Despite receiving support from the speakers and the audience, the discussion also turned to casting doubt on the electoral viability of Hawkins and Jones. As third-party candidates, Jones and his colleagues acknowledged that their campaign will almost certainly lose.

As Garcia noted, “Voting is not unimportant, but the idea that we will simply vote ourselves out of this crisis is naive. It’s naïve if you believe that voting for the Green Party will be successful as well.” However, Garcia used her intended Green Party vote to explain the virtue of anyone voting for probable electoral losers. She said that her vote would show both Republicans and Democrats that she has alternative ideas about what politics in America should look like, and that, when combined with the many other Green Party voters, elected officials may begin to understand and respond to the shifting values of their constituents.
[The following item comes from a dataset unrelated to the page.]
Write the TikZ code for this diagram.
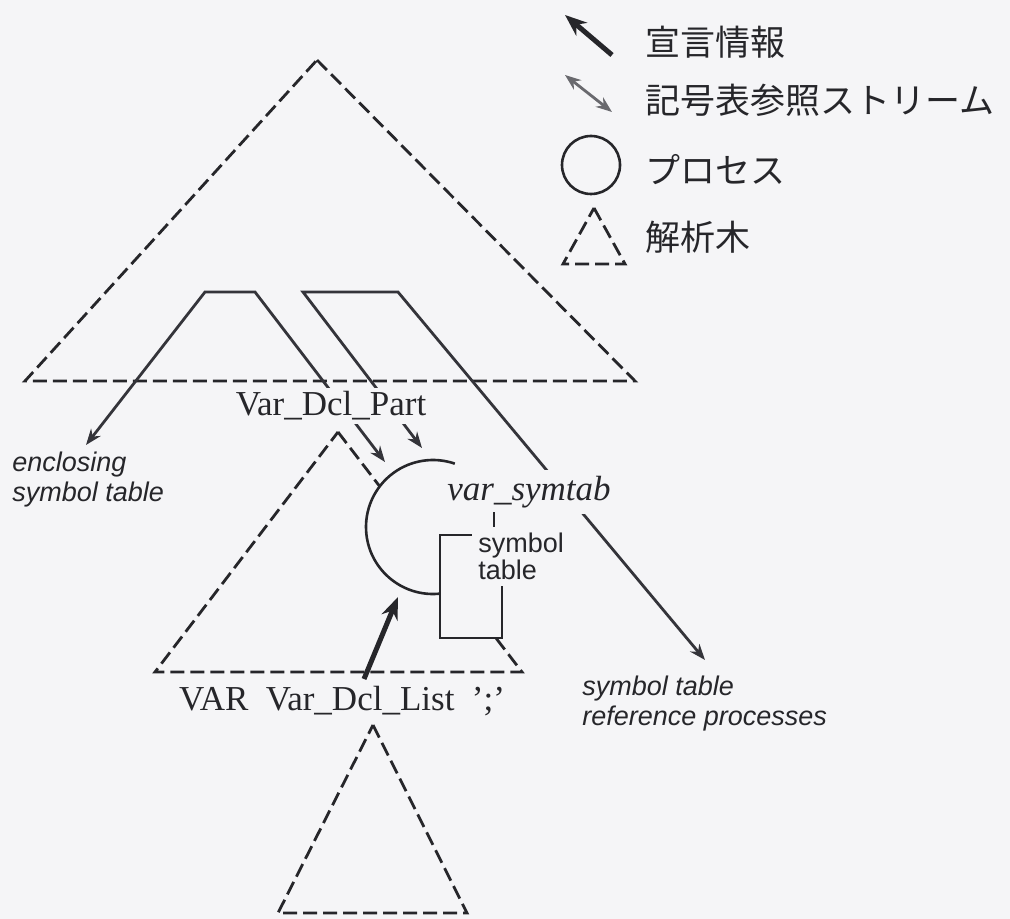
\documentclass[tikz,border=0pt]{standalone}
\usepackage{fontspec}
\setmainfont{Liberation Serif}
\setsansfont{Liberation Sans}
\newfontfamily\jpfont{Noto Sans CJK JP}
\definecolor{paper}{RGB}{245,245,247}
\definecolor{inkblack}{RGB}{38,38,42}
\definecolor{streamgray}{RGB}{52,52,58}
\definecolor{legendgray}{RGB}{105,105,110}
\usetikzlibrary{arrows.meta}

\begin{document}
\begin{tikzpicture}[x=0.5pt,y=-0.5pt,color=inkblack,
    treeedge/.style={draw=inkblack,line width=1.4pt,dash pattern=on 7pt off 3pt},
    solidedge/.style={draw=inkblack,line width=1.3pt},
    streamline/.style={draw=streamgray,line width=1.4pt,
      {Stealth[length=8pt,width=6pt]}-{Stealth[length=8pt,width=6pt]}},
    declline/.style={draw=inkblack,line width=2.5pt,-{Stealth[length=11pt,width=8.5pt]}},
    symname/.style={font=\fontsize{17.5}{20}\selectfont,fill=paper,inner sep=2pt},
    procname/.style={font=\fontsize{17.5}{20}\selectfont\itshape,fill=paper,inner sep=3pt},
    boxname/.style={font=\fontsize{13.5}{12.5}\selectfont\sffamily,fill=paper,inner sep=3pt,
      align=left,anchor=west},
    notelabel/.style={font=\fontsize{13.5}{15}\selectfont\sffamily\itshape,align=left,
      anchor=north west,inner sep=0pt},
    legendtext/.style={font=\fontsize{17.5}{20}\selectfont\jpfont,anchor=west,inner sep=0pt}]

  \fill[paper] (0,0) rectangle (1010,919);
  \useasboundingbox (0,0) rectangle (1010,919);

  \coordinate (topapex) at (317,60);
  \coordinate (partapex) at (338,432);
  \coordinate (listapex) at (373,725);
  \draw[treeedge] (topapex) -- (635,381) -- (25,381) -- cycle;
  \draw[treeedge] (partapex) -- (522,672) -- (155,672) -- cycle;
  \draw[treeedge] (listapex) -- (467,913) -- (278,913) -- cycle;

  \coordinate (outerin) at (385,462);
  \coordinate (outerend) at (86,445);
  \coordinate (refin) at (422,448);
  \coordinate (refend) at (705,660);
  \draw[streamline] (outerin) -- (255,292) -- (205,292) -- (outerend);
  \draw[streamline] (refin) -- (303,292) -- (398,292) -- (refend);

  \node[symname] (partlabel) at (331,406) {Var\_Dcl\_Part};

  \coordinate (proc) at (433,527);
  \fill[paper] (proc) circle[radius=67];
  \filldraw[fill=paper,solidedge] (440,535) rectangle (502,638);
  \node[procname] (procname) at (529,492) {var\_symtab};
  \draw[solidedge] ([shift={(84:67)}]proc) arc[start angle=84,end angle=289,radius=67];
  \node[boxname] (symtab) at (472,556) {symbol\\table};
  \draw[solidedge] (494,512) -- (494,527);

  \coordinate (dcltail) at (364,679);
  \coordinate (dclin) at (398,597);
  \draw[declline] (dcltail) -- (dclin);

  \node[font=\fontsize{17.5}{20}\selectfont] (varlist) at (342,701) {VAR\ \ Var\_Dcl\_List\ \ ';'};
  \node[notelabel] (enclosing) at (12,452) {enclosing\\symbol table};
  \node[notelabel] (reflabel) at (582,676) {symbol table\\reference processes};

  \draw[declline] (612,55) -- (565,15);
  \draw[streamline,draw=legendgray] (565,75) -- (612,112);
  \draw[solidedge] (591,165) circle[radius=29];
  \draw[treeedge] (594,208) -- (625,264) -- (563,264) -- cycle;
  \node[legendtext] (legdecl) at (645,42) {宣言情報};
  \node[legendtext] (legstream) at (645,100) {記号表参照ストリーム};
  \node[legendtext] (legproc) at (645,170) {プロセス};
  \node[legendtext] (legtree) at (645,237) {解析木};
\end{tikzpicture}
\end{document}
Jones told the audience, “This whole campaign is just one thing to do on the way to what I hope will be real liberation, real freedom for all of us. It’s just a way to get chink in their armor, mud in their eye, a dent in their system, and hopefully be some kind of strength for us, a kind of platform for us to say all the things that we are saying but to say them louder and to say them on television…We are not running in this to become a new elite. We are running this to raise up our movements, of whatever size.”